September 25, 2019
Best Buy is projecting strength and growth heading into an investor event Sept. 25 in New York.
The consumer electronics retail giant’s “Building the New Blue: Chapter Two” under new CEO Corie Barry includes revised financial targets through 2025.
The company plans to trim $1 billion in costs over the period, while boosting revenue to $50 billion, up from 2020 guidance of $43.1 billion to $43.6 billion.
Heady goals in a retail environment under constant siege from ecommerce giants such as Amazon and Walmart, among others.
Indeed, Best Buy last month revised downward fiscal-year revenue estimates — largely due to ongoing tariff concerns with China.
The company, like most CE retailers and manufacturers, relies in large part on Chinese-made products, including its line of Insignia TVs.
Second-quarter entertainment same-store sales dropped 13.7% compared to a 8.5% increase a year ago.
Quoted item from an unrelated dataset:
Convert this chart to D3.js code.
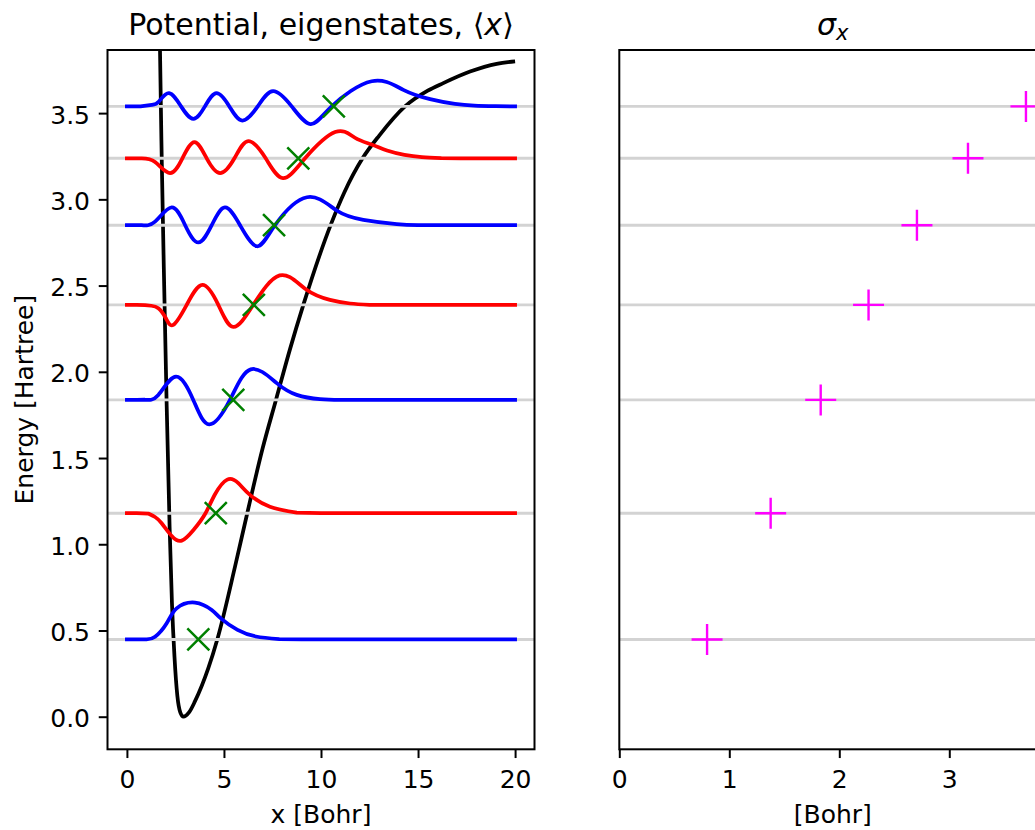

The business unit includes DVD/Blu-ray Disc movies, video game hardware and software, books, music CDs and computer software.
Domestic entertainment revenue topped $441 million, down from $608 million during the previous-year period. The segment represented 5% of Best Buy’s domestic revenue compared to 7% last year. Best Buy closed 13 large format stores in the period.
Regardless, CFO Matt Bilunas remains optimistic.
“In this next chapter, our focus continues to be top-line growth,” Bilunas said in a statement. “We also believe the initiatives we will outline today … along with continued focus on cost reductions, will result in operating income rate expansion over the five-year time frame.”